Seeds Tedx talk info


Seeds are sex. Seeds are food. Seeds are meat, clothes and fuel. Seeds are the promise of future life. And seeds are becoming a monopoly. According to the journalist Simran Sethi, that’s a cause for great concern.
“The food and agriculture organization of the United Nations says that 75 percent of crop varieties have disappeared since 1900,” she warns in her TEDxManhattan talk, “Seeds: TheBuried Beginnings of Food.” Sethi further elaborates just how little of the world’s seeds we’re taking advantage of, noting that 95 percent of the world’s calories come from just 30 species—a very narrow segment of the some 80,000 edible plant varieties.

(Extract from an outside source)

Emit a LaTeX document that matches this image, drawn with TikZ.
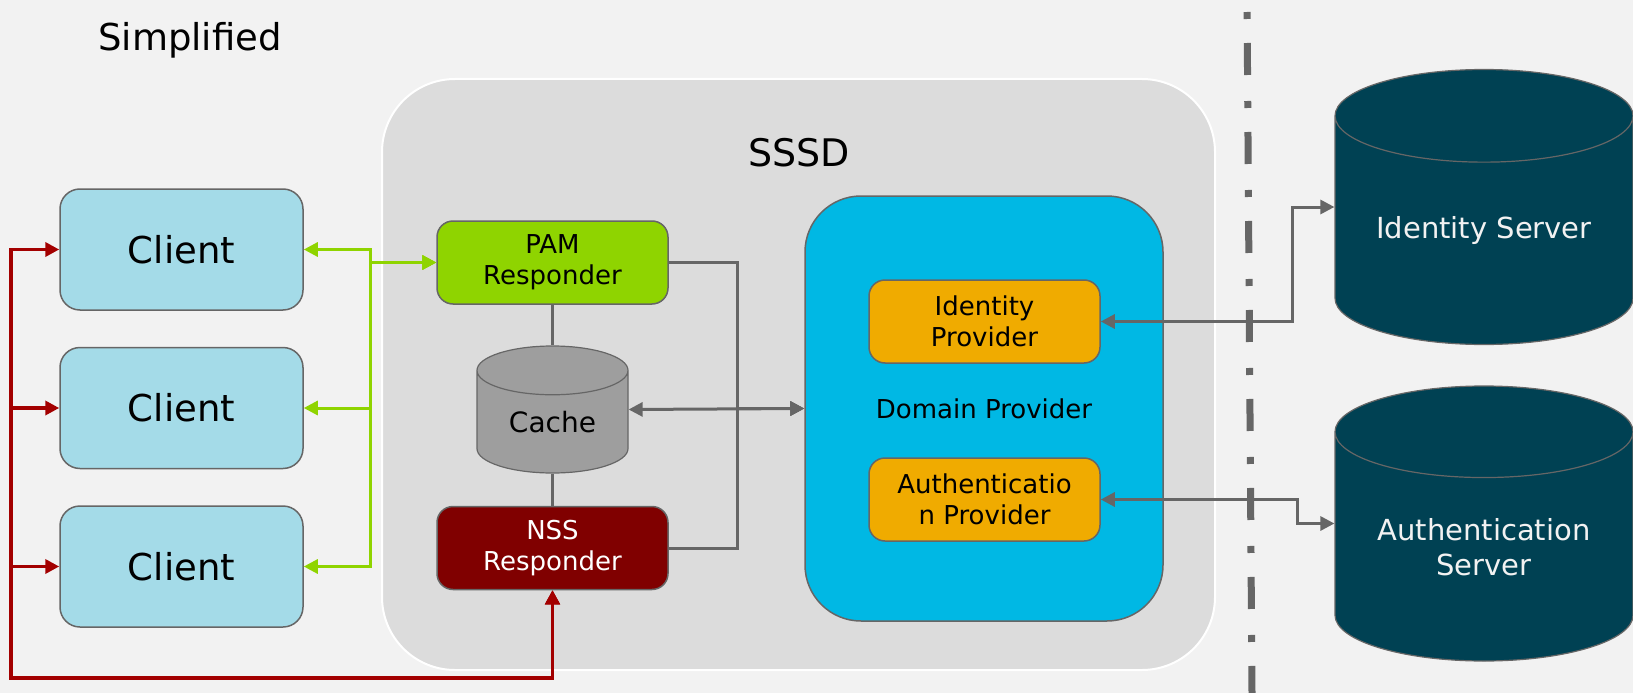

And with genetic diversity narrowing, genetic patenting turning seeds into “non-renewable resources” for farmers, and just three corporations controlling over half of the global seed market, the legacy of 10,000 years of domesticated agriculture is at risk.
So yes, as Sethi sees it, now you need to worry about seeds too. But worrying about seeds proves just to be a different shade of worrying about food—buying from small farmers who don’t grow transgene plant varieties is worrying about seeds; eating heirloom tomatoes is worrying about seeds; growing your own food is worrying about seeds.
The very literal questions she asks—“What seeds are we planting? And how do we nourish the seeds that we want to grow?”—can so easily turn metaphoric, less practical questions about what’s for dinner into a meditation on the idea of seeds being the story and symbol of our humanity. Which is part of the fun of worrying about seeds.